The LO 6.3 and 6.4 BASE Python environment does not encode emoji () properly. The string encoding for Python 3.7.6 installed separately is different from, it appears, that used by LibreOffice Python 3.7.6 in LibreOffice 6.4 or 6.3
The question is, how do I configure the LibreOffice Python 3.7.6 to be identical to a standalone install of Python 3.7.6?
or alternatively, can I configure LibreOffice to use a standalone Python instead of the one it is shipped with? I’ve read a good bit of doc on this and believe it to be impossible, but it would be great if I was wrong.
If you update a SQLite3 table with:
cur = conn.cursor()
sql = ‘’’ INSERT INTO saved_comments (project, comment_id, comment)
VALUES(?,?,?)’’’
record = (‘FS’, 1, “SWIFTIE:heart:”)
cur.execute(sql, record)
conn.commit()
Using Python 3.7.6 installed separately from LibreOffice, the code works fine. A SQLite3 db shows the emoji.

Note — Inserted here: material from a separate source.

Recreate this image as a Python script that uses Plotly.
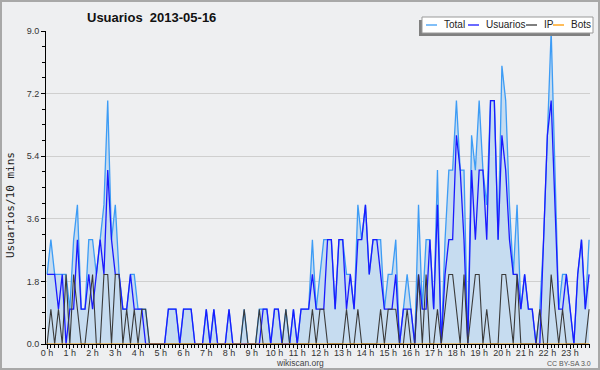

Using the Python 3.7.6 accessed through a Python macro in LibreOffice 6.3 or 6.4, the code updates the database with all the text, but replaces the emoji with question marks. It is difficult run a debugger in that environment, but I got PyCharm to work. I get messages that the emoji can’t be processed with the current code page (which handles encoding in Windows 10, my environment) (The message is too long to paste in here). So that must be a difference.
This project is for a linguist, the data source is social media comments, so it is full of alternate languages as well as emoji. I am doubtful that specifying a single encoding in the code will work, because the input strings, due to the many languages being used, more than likely use various encodings. Using “cur.execute(sql.encode(“utf-16”), record)” for example incorrectly translates the above emoji to wildly different shapes.
Any ideas? thanks in advance.